Improved Shadow Bolt now give your Shadow Bolt spell a 20/40/60/80/100% chance to make the target vulnerable to spell damage, increasing spell critical strike chance against that target by 5%. (up from 3%)
This statement is from the latest patch notes on MMO Champion. Is this a typo? Could there be an indication for Improved Scorch for the future?
Improved Shadow Bolt now give your Shadow Bolt spell a 20/40/60/80/100% chance to make the target vulnerable to spell damage, increasing spell critical strike chance against that target by 5%. (up from 3%)
This statement is from the latest patch notes on MMO Champion. Is this a typo? Could there be an indication for Improved Scorch for the future?
I doubt that this note heralds a change for imp scorch. If you think about it, it's making a partially specced ISB almost as worthless as partially specced improved scorch. I've seen some locks spec partially into ISB to be able to provide a crit debuff. With proper management, they could refresh the stack right as it was about to run out. Now, if they don't spec 5/5, they are going to risk the stack falling off with no guarantee that the next shadowbolt will refresh it.
The change is solely so they can maintain the current buff priority system without causing issues for a raid. Currentlly, a warlock spec'd 4/5 improved shadow bolt applies a 4% (not 5%!) crit debuff when any shadowbolt lands. This debuff is *overwriting* 5-stacked scorch and winter's chill due to debuff priorities, despite being less powerful. Even worse, a 1/5 spec does the same thing. Overwrites 5% crit debuffs with a 1% crit debuff.
The change merely assures anytime the shadowbolt debuff is on the target it's a full 5% crit. That's all.
Yeah, it's a change that theoretically opens up some options for Demo and Affliction 'locks. Currently they must put 5 points into that talent to avoid the problems described by Xentropy, so unless they want to blow more than 15 points in Destro, their only options are 5/5 Bane, 5/5 ISB, 5/5 Ruin. This makes maybe 2/5 ISB a reasonable option -- you'll still get 100% uptime since the duration is nice and long, but they'll have three points to spend in something on Tier 2, which may be more effective than the 3% Shadow Bolt damage they'd be giving up.

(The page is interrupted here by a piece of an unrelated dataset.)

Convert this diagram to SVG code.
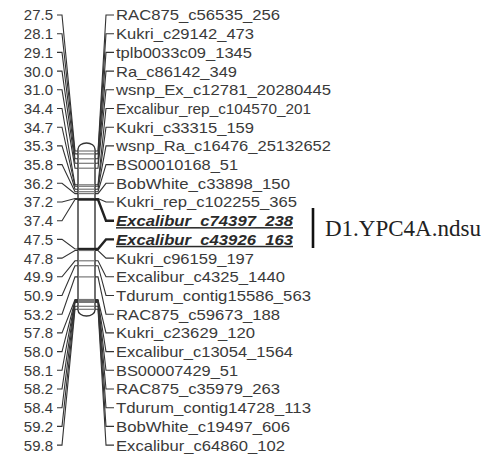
<svg xmlns="http://www.w3.org/2000/svg" width="504" height="457" viewBox="0 0 504 457">
<style>
.num{font-family:"Liberation Sans",Arial,sans-serif;font-size:15px;fill:#3a3a3a;text-anchor:end}
.lbl{font-family:"Liberation Sans",Arial,sans-serif;font-size:15px;fill:#3a3a3a}
.bold{font-weight:bold;font-style:italic;text-decoration:underline;fill:#2a2a2a}
.con{fill:none;stroke:#333;stroke-width:1.1}
.conb{fill:none;stroke:#222;stroke-width:2.4}
.band{stroke:#777;stroke-width:1.2}
.bandb{stroke:#222;stroke-width:2.4}
.chrom{fill:#fff;stroke:#333;stroke-width:1.4}
</style>
<rect width="504" height="457" fill="#fff"/>
<g id="chromosome">
<rect class="chrom" x="78" y="143" width="17" height="173" rx="8.5" ry="6"/>
<g>
<line class="band" x1="78" y1="151" x2="95" y2="151"/>
<line class="band" x1="78" y1="153.9" x2="95" y2="153.9"/>
<line class="band" x1="78" y1="158.8" x2="95" y2="158.8"/>
<line class="band" x1="78" y1="163.3" x2="95" y2="163.3"/>
<line class="band" x1="78" y1="168.2" x2="95" y2="168.2"/>
<line class="band" x1="78" y1="184.8" x2="95" y2="184.8"/>
<line class="band" x1="78" y1="186.3" x2="95" y2="186.3"/>
<line class="band" x1="78" y1="189.2" x2="95" y2="189.2"/>
<line class="band" x1="78" y1="191.7" x2="95" y2="191.7"/>
<line class="band" x1="78" y1="193.6" x2="95" y2="193.6"/>
<line class="band" x1="78" y1="198.5" x2="95" y2="198.5"/>
<line class="bandb" x1="78" y1="199.5" x2="95" y2="199.5"/>
<line class="bandb" x1="78" y1="249" x2="95" y2="249"/>
<line class="band" x1="78" y1="250.5" x2="95" y2="250.5"/>
<line class="band" x1="78" y1="260.8" x2="95" y2="260.8"/>
<line class="band" x1="78" y1="265.7" x2="95" y2="265.7"/>
<line class="band" x1="78" y1="276.9" x2="95" y2="276.9"/>
<line class="band" x1="78" y1="299.5" x2="95" y2="299.5"/>
<line class="band" x1="78" y1="300.5" x2="95" y2="300.5"/>
<line class="band" x1="78" y1="300.9" x2="95" y2="300.9"/>
<line class="band" x1="78" y1="301.4" x2="95" y2="301.4"/>
<line class="band" x1="78" y1="302.4" x2="95" y2="302.4"/>
<line class="band" x1="78" y1="306.3" x2="95" y2="306.3"/>
<line class="band" x1="78" y1="309.3" x2="95" y2="309.3"/>
</g>
</g>
<g id="connectors">
<path class="con" d="M57,15 H62 L75,151 H78 M95,151 H98 L106,15 H114"/>
<path class="con" d="M57,33.7 H62 L75,153.9 H78 M95,153.9 H98 L106,33.7 H114"/>
<path class="con" d="M57,52.4 H62 L75,158.8 H78 M95,158.8 H98 L106,52.4 H114"/>
<path class="con" d="M57,71.1 H62 L75,163.3 H78 M95,163.3 H98 L106,71.1 H114"/>
<path class="con" d="M57,89.8 H62 L75,168.2 H78 M95,168.2 H98 L106,89.8 H114"/>
<path class="con" d="M57,108.5 H62 L75,184.8 H78 M95,184.8 H98 L106,108.5 H114"/>
<path class="con" d="M57,127.2 H62 L75,186.3 H78 M95,186.3 H98 L106,127.2 H114"/>
<path class="con" d="M57,145.9 H62 L75,189.2 H78 M95,189.2 H98 L106,145.9 H114"/>
<path class="con" d="M57,164.6 H62 L75,191.7 H78 M95,191.7 H98 L106,164.6 H114"/>
<path class="con" d="M57,183.3 H62 L75,193.6 H78 M95,193.6 H98 L106,183.3 H114"/>
<path class="con" d="M57,202 H62 L75,198.5 H78 M95,198.5 H98 L106,202 H114"/>
<path class="con" d="M57,220.7 H62 L75,199.5 H78"/>
<path class="conb" d="M95,199.5 H98 L106,220.7 H114"/>
<path class="con" d="M57,239.4 H62 L75,249 H78"/>
<path class="conb" d="M95,249 H98 L106,239.4 H114"/>
<path class="con" d="M57,258.1 H62 L75,250.5 H78 M95,250.5 H98 L106,258.1 H114"/>
<path class="con" d="M57,276.8 H62 L75,260.8 H78 M95,260.8 H98 L106,276.8 H114"/>
<path class="con" d="M57,295.5 H62 L75,265.7 H78 M95,265.7 H98 L106,295.5 H114"/>
<path class="con" d="M57,314.2 H62 L75,276.9 H78 M95,276.9 H98 L106,314.2 H114"/>
<path class="con" d="M57,332.9 H62 L75,299.5 H78 M95,299.5 H98 L106,332.9 H114"/>
<path class="con" d="M57,351.6 H62 L75,300.5 H78 M95,300.5 H98 L106,351.6 H114"/>
<path class="con" d="M57,370.3 H62 L75,300.9 H78 M95,300.9 H98 L106,370.3 H114"/>
<path class="con" d="M57,389 H62 L75,301.4 H78 M95,301.4 H98 L106,389 H114"/>
<path class="con" d="M57,407.7 H62 L75,302.4 H78 M95,302.4 H98 L106,407.7 H114"/>
<path class="con" d="M57,426.4 H62 L75,306.3 H78 M95,306.3 H98 L106,426.4 H114"/>
<path class="con" d="M57,445.1 H62 L75,309.3 H78 M95,309.3 H98 L106,445.1 H114"/>
</g>
<g id="m01"><text class="num" x="53" y="20.4">27.5</text><text class="lbl" x="116" y="20.4" textLength="164" lengthAdjust="spacingAndGlyphs">RAC875_c56535_256</text></g>
<g id="m02"><text class="num" x="53" y="39.1">28.1</text><text class="lbl" x="116" y="39.1" textLength="138" lengthAdjust="spacingAndGlyphs">Kukri_c29142_473</text></g>
<g id="m03"><text class="num" x="53" y="57.8">29.1</text><text class="lbl" x="116" y="57.8" textLength="136" lengthAdjust="spacingAndGlyphs">tplb0033c09_1345</text></g>
<g id="m04"><text class="num" x="53" y="76.5">30.0</text><text class="lbl" x="116" y="76.5" textLength="121" lengthAdjust="spacingAndGlyphs">Ra_c86142_349</text></g>
<g id="m05"><text class="num" x="53" y="95.2">31.0</text><text class="lbl" x="116" y="95.2" textLength="215" lengthAdjust="spacingAndGlyphs">wsnp_Ex_c12781_20280445</text></g>
<g id="m06"><text class="num" x="53" y="113.9">34.4</text><text class="lbl" x="116" y="113.9" textLength="195" lengthAdjust="spacingAndGlyphs">Excalibur_rep_c104570_201</text></g>
<g id="m07"><text class="num" x="53" y="132.6">34.7</text><text class="lbl" x="116" y="132.6" textLength="138" lengthAdjust="spacingAndGlyphs">Kukri_c33315_159</text></g>
<g id="m08"><text class="num" x="53" y="151.3">35.3</text><text class="lbl" x="116" y="151.3" textLength="215" lengthAdjust="spacingAndGlyphs">wsnp_Ra_c16476_25132652</text></g>
<g id="m09"><text class="num" x="53" y="170">35.8</text><text class="lbl" x="116" y="170" textLength="122" lengthAdjust="spacingAndGlyphs">BS00010168_51</text></g>
<g id="m10"><text class="num" x="53" y="188.7">36.2</text><text class="lbl" x="116" y="188.7" textLength="174" lengthAdjust="spacingAndGlyphs">BobWhite_c33898_150</text></g>
<g id="m11"><text class="num" x="53" y="207.4">37.2</text><text class="lbl" x="116" y="207.4" textLength="181" lengthAdjust="spacingAndGlyphs">Kukri_rep_c102255_365</text></g>
<g id="m12"><text class="num" x="53" y="226.1">37.4</text><text class="lbl bold" x="116" y="226.1" textLength="177" lengthAdjust="spacingAndGlyphs">Excalibur_c74397_238</text></g>
<g id="m13"><text class="num" x="53" y="244.8">47.5</text><text class="lbl bold" x="116" y="244.8" textLength="177" lengthAdjust="spacingAndGlyphs">Excalibur_c43926_163</text></g>
<g id="m14"><text class="num" x="53" y="263.5">47.8</text><text class="lbl" x="116" y="263.5" textLength="138" lengthAdjust="spacingAndGlyphs">Kukri_c96159_197</text></g>
<g id="m15"><text class="num" x="53" y="282.2">49.9</text><text class="lbl" x="116" y="282.2" textLength="169" lengthAdjust="spacingAndGlyphs">Excalibur_c4325_1440</text></g>
<g id="m16"><text class="num" x="53" y="300.9">50.9</text><text class="lbl" x="116" y="300.9" textLength="195" lengthAdjust="spacingAndGlyphs">Tdurum_contig15586_563</text></g>
<g id="m17"><text class="num" x="53" y="319.6">53.2</text><text class="lbl" x="116" y="319.6" textLength="164" lengthAdjust="spacingAndGlyphs">RAC875_c59673_188</text></g>
<g id="m18"><text class="num" x="53" y="338.3">57.8</text><text class="lbl" x="116" y="338.3" textLength="139" lengthAdjust="spacingAndGlyphs">Kukri_c23629_120</text></g>
<g id="m19"><text class="num" x="53" y="357">58.0</text><text class="lbl" x="116" y="357" textLength="177" lengthAdjust="spacingAndGlyphs">Excalibur_c13054_1564</text></g>
<g id="m20"><text class="num" x="53" y="375.7">58.1</text><text class="lbl" x="116" y="375.7" textLength="122" lengthAdjust="spacingAndGlyphs">BS00007429_51</text></g>
<g id="m21"><text class="num" x="53" y="394.4">58.2</text><text class="lbl" x="116" y="394.4" textLength="164" lengthAdjust="spacingAndGlyphs">RAC875_c35979_263</text></g>
<g id="m22"><text class="num" x="53" y="413.1">58.4</text><text class="lbl" x="116" y="413.1" textLength="195" lengthAdjust="spacingAndGlyphs">Tdurum_contig14728_113</text></g>
<g id="m23"><text class="num" x="53" y="431.8">59.2</text><text class="lbl" x="116" y="431.8" textLength="174" lengthAdjust="spacingAndGlyphs">BobWhite_c19497_606</text></g>
<g id="m24"><text class="num" x="53" y="450.5">59.8</text><text class="lbl" x="116" y="450.5" textLength="169" lengthAdjust="spacingAndGlyphs">Excalibur_c64860_102</text></g>
<g id="qtl">
<line x1="313" y1="208" x2="313" y2="248" stroke="#111" stroke-width="2.6"/>
<text x="325" y="236" font-family="'Liberation Serif','Times New Roman',serif" font-size="23" fill="#222">D1.YPC4A.ndsu</text>
</g>
</svg>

At Veridian Dynamics, we can even make radishes so spicy, people can't eat them. But we're not, because people can't eat them.
This makes maybe 2/5 ISB a reasonable option -- you'll still get 100% uptime since the duration is nice and long, but they'll have three points to spend in something on Tier 2, which may be more effective than the 3% Shadow Bolt damage they'd be giving up.
It's also reasonable because, unlike scorch, warlocks want to cast shadowbolt. Mages put off scorch as long as possible so wouldn't want to risk a drop.
Where a partial spec would cause problems would be sub-25% where warlocks are like mages: not wanting to cast the spell that provides +crit because they'd rather spam another spell (Drain Soul in this case.)
(all academic since warlocks will stay destro anyways. But still interesting that Blizzard is looking at the debuff still, even if they're ignoring the issues with scorch.)
Am I the only one that views Incanter's Absorption as an annoyingly dumb mechanic? It seems like it was never actually designed with pve in mind. I keep thinking the sooner it gets nerfed the better off arcane mages will actually be in the long run.
Am I the only one that views Incanter's Absorption as an annoyingly dumb mechanic? It seems like it was never actually designed with pve in mind. I keep thinking the sooner it gets nerfed the better off arcane mages will actually be in the long run.
It's already been through the chopping block after mages used spellsteal on the death knight mobs in Nax-25 to solo half the instance. After those shenanigans, they capped it at 5% of max health and also made the naxx DK bone shields un-spellstealable.
Edit: Okay I'm dumb. My spellsteal preferentially targets a focus target followed by target and I have a sheep>setfocus macro for the first warbringer in the arena. This entire time I've been mashing my spellsteal key trying to spellsteal a buff of the evoker when it was actually targeting the warbringer. Apologies for the misinformation.
Last edited by ash2ash : 07/25/09 at 7:57 PM.
Reason: This thread made me realize my epic fail
It's already been through the chopping block after mages used spellsteal on the death knight mobs in Nax-25 to solo half the instance. After those shenanigans, they capped it at 5% of max health and also made the naxx DK bone shields un-spellstealable.
Oddly enough, when Ulduar first came out you could spellsteal the evoker shield in the Thorim encounter, but the ability to do so has since been removed, thereby nerfing arcane synergy in that encounter.
Till last week, you could still spealsteal those shields. So unless it's a very recent nerf, spellstealing the shields of the evokers still work very well.
That wasn't exactly what I was getting at. There are three things that bother me about this talent.
- It encourages players to "stand in the fire" and we know how they felt about that with Owlkin Fury. Although the mechanic is a bit different and they did keep owlkin fury as it was in the end. But it still seems a bit counter-intuitive.
- The advantage can be a lot more potent when you're relying on another class (disc priest).
- And most importantly, it can skew damage too much for such a gimmicky/situational mechanic. Plenty of mages complain about being so strong on things like hodir/vezax because they detract from our "real" dps and make us harder to balance--I don't see how that's much different from frost/fire ward absorbing fights.
I just think it'd be better if arcane could be balanced around how it performs on regular fights, not gimmick absorption abilities to inflate our dps. It could be pretty easily fixed by making IA only work with mana shield.